- [WHAT TO WORK ON]:
Retype all of the listing exactly, passing over any picture you find.

[Start]

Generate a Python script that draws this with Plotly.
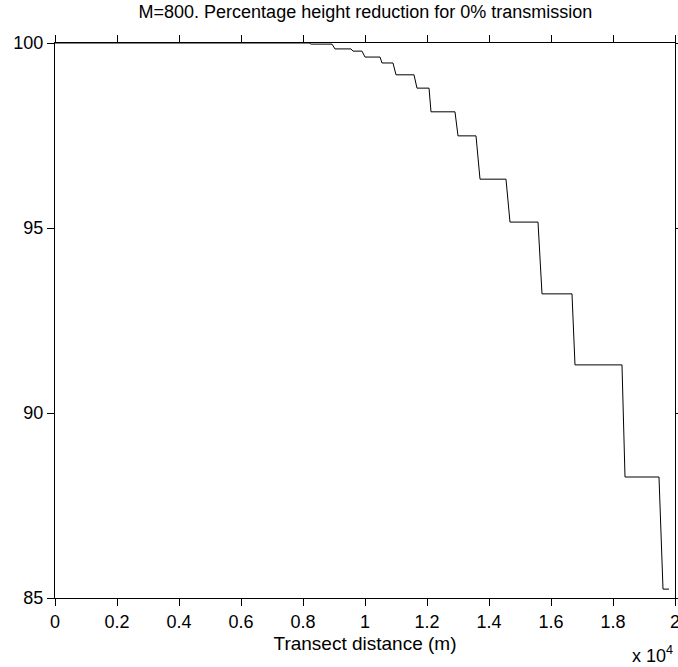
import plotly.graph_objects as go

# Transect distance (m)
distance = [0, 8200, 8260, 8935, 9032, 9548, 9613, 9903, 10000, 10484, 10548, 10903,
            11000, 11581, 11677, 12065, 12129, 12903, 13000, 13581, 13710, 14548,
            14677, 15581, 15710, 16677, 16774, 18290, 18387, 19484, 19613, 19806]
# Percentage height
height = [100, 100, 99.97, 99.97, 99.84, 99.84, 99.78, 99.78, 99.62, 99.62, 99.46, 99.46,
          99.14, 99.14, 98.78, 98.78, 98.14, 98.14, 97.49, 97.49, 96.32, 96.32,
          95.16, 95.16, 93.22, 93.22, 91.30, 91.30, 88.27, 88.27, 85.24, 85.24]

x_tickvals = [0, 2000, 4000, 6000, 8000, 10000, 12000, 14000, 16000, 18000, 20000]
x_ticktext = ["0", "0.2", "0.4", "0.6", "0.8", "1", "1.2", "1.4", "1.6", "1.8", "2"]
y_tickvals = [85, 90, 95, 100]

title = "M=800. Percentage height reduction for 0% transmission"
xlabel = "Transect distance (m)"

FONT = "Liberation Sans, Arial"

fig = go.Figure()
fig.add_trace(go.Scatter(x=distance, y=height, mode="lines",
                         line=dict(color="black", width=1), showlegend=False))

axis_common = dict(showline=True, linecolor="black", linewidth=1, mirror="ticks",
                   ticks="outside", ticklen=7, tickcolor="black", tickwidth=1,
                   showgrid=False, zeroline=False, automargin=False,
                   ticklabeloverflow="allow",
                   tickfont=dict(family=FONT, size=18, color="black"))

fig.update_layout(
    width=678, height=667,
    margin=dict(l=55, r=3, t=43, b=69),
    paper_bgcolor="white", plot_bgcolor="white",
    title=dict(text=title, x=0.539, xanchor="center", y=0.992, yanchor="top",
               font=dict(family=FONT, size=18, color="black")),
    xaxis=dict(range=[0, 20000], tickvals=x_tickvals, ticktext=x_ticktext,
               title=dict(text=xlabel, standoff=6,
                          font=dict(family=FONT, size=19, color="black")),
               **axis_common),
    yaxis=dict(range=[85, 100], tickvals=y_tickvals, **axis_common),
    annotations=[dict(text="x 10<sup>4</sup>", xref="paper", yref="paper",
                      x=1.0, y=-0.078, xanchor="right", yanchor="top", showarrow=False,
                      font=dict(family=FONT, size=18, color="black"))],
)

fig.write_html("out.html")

[End]

- [TASK RESPONSE]:
Generate a Python script that draws this with Plotly.
import plotly.graph_objects as go

# Transect distance (m)
distance = [0, 8200, 8260, 8935, 9032, 9548, 9613, 9903, 10000, 10484, 10548, 10903,
            11000, 11581, 11677, 12065, 12129, 12903, 13000, 13581, 13710, 14548,
            14677, 15581, 15710, 16677, 16774, 18290, 18387, 19484, 19613, 19806]
# Percentage height
height = [100, 100, 99.97, 99.97, 99.84, 99.84, 99.78, 99.78, 99.62, 99.62, 99.46, 99.46,
          99.14, 99.14, 98.78, 98.78, 98.14, 98.14, 97.49, 97.49, 96.32, 96.32,
          95.16, 95.16, 93.22, 93.22, 91.30, 91.30, 88.27, 88.27, 85.24, 85.24]

x_tickvals = [0, 2000, 4000, 6000, 8000, 10000, 12000, 14000, 16000, 18000, 20000]
x_ticktext = ["0", "0.2", "0.4", "0.6", "0.8", "1", "1.2", "1.4", "1.6", "1.8", "2"]
y_tickvals = [85, 90, 95, 100]

title = "M=800. Percentage height reduction for 0% transmission"
xlabel = "Transect distance (m)"

FONT = "Liberation Sans, Arial"

fig = go.Figure()
fig.add_trace(go.Scatter(x=distance, y=height, mode="lines",
                         line=dict(color="black", width=1), showlegend=False))

axis_common = dict(showline=True, linecolor="black", linewidth=1, mirror="ticks",
                   ticks="outside", ticklen=7, tickcolor="black", tickwidth=1,
                   showgrid=False, zeroline=False, automargin=False,
                   ticklabeloverflow="allow",
                   tickfont=dict(family=FONT, size=18, color="black"))

fig.update_layout(
    width=678, height=667,
    margin=dict(l=55, r=3, t=43, b=69),
    paper_bgcolor="white", plot_bgcolor="white",
    title=dict(text=title, x=0.539, xanchor="center", y=0.992, yanchor="top",
               font=dict(family=FONT, size=18, color="black")),
    xaxis=dict(range=[0, 20000], tickvals=x_tickvals, ticktext=x_ticktext,
               title=dict(text=xlabel, standoff=6,
                          font=dict(family=FONT, size=19, color="black")),
               **axis_common),
    yaxis=dict(range=[85, 100], tickvals=y_tickvals, **axis_common),
    annotations=[dict(text="x 10<sup>4</sup>", xref="paper", yref="paper",
                      x=1.0, y=-0.078, xanchor="right", yanchor="top", showarrow=False,
                      font=dict(family=FONT, size=18, color="black"))],
)

fig.write_html("out.html")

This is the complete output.